What would you say it is like for the same-sex couples in closed institutions in Russia? Do they experience more stigma, less or equal to any other woman who has been in prison (once they are out)? How about life in prison?
 
It is important to know I only work with women; a man’s world and male prisons are radically different, with an intolerance towards the LGBT people resulting in murder and severe abuse.
Inside women’s prisons, couples are not stigmatized. Thirty to fifty years ago, the prison management was trying to avoid relationships from forming. Now they don’t explicitly interfere, but don’t encourage it either. Everything depends on the prison management.

Within the prison community opinions differ, just like in the outside society. Prison is a rather small society and everyone knows everything about each other. I got the impression that there is a tacit agreement on relations between women. I have often encountered the attitude that it is unimportant who is doing what with whom, what is important is whether one is a decent person. That is a good thing.


 How does your other work connect to this series and this trilogy?
 
Boundaries and isolation are my main themes. I explore the boundary theme quite extensively in each part of the trilogy; social boundaries, geographical and geopolitical boundaries. There is a micro society everywhere, a community of people who have something in common, in which there exists a particular ‘climate’.

elena anosova sagaan sag 004
Sagaan Sag

I really liked your Sagaan Sag series, where vivid objects and people are set against the vast landscape that is pure and intimidating. What have you learned about that type of isolation (by vast space, and not by being in a closed institution) while taking those photographs? How does it compare to the first type of isolation?
 
Sagaan Sag, on the Olkhon Island (Lake Baikal), is a sacred place where cultural boundaries and religions intersect. In my childhood I spent a lot of time there. I have observed how this quiet and private space transformed into a tourist mecca. I shoot in the most difficult period of the year, in December and January. This is the time of the year when Lake Baikal just begins to freeze up and a huge amount of water evaporates into the atmosphere, isolating the island from the world. There are no tourists because of the extremely cold temperatures and the lack of ferry connections, so the space ‘returns to itself’, leaving only traces and a small number of local residents. By capturing different objects of human activity against the backdrop of a never changing landscape, I draw attention to the pettiness of our size and that we, as mankind, are transient in relation to the vastness of time and space.
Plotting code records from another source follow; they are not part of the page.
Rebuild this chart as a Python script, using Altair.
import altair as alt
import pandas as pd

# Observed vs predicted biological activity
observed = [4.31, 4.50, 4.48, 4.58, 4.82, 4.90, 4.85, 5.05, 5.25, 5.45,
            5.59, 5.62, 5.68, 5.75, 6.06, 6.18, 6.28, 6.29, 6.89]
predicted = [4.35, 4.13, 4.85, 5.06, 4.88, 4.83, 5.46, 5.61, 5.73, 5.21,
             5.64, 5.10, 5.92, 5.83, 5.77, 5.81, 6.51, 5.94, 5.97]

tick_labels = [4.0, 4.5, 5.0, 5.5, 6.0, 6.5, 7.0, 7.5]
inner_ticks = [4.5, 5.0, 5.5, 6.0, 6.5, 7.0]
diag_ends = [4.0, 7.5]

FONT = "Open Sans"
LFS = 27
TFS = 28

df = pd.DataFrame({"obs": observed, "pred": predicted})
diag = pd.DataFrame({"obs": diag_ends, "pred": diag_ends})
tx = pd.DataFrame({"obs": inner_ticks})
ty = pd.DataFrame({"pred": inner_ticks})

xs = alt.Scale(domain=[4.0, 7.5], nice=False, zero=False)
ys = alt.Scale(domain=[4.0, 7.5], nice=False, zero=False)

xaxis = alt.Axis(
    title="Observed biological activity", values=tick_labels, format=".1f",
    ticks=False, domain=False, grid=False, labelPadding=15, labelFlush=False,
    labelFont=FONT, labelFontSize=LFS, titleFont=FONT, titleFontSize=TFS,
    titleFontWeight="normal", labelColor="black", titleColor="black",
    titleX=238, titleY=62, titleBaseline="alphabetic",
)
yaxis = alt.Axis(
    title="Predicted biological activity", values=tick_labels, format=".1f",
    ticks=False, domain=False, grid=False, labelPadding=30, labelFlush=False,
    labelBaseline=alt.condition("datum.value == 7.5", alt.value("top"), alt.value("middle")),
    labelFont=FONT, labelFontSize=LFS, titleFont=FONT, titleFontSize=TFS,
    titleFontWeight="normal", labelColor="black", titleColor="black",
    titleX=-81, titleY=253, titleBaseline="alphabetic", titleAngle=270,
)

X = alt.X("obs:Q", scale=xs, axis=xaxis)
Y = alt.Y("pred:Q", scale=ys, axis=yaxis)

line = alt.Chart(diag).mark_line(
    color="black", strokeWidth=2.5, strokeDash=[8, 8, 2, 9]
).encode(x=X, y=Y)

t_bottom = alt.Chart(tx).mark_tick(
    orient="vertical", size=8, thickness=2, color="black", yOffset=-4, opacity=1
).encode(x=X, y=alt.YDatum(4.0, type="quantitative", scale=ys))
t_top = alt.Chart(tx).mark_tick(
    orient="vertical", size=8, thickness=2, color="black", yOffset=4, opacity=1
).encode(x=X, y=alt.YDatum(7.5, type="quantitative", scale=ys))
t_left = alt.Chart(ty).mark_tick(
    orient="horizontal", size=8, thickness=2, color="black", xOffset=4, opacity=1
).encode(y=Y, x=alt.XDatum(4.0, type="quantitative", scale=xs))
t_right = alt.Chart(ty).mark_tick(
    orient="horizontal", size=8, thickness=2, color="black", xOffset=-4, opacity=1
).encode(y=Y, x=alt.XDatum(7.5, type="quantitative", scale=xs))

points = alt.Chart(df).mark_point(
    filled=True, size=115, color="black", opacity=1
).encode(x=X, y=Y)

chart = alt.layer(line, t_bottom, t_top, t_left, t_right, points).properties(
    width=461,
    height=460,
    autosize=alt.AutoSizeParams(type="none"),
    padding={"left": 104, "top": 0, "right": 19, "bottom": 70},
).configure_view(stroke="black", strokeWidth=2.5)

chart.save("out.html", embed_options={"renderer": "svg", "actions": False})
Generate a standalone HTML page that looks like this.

 What’s next for you? Will you continue exploring the aspects of isolation?
 
Currently I continue my work in the far north of Russia, again on the theme of isolation. There is this very remote village in the district of the Nizhnaya Tunguska River. You can get there only twice a month by helicopter. Modern civilization has only penetrated into this territory very slowly and sporadically. This ‘encapsulation’ in time and space, imbued with mythology, is unique and is associated with my family, as a big part of my family has been living there for more than 300 years.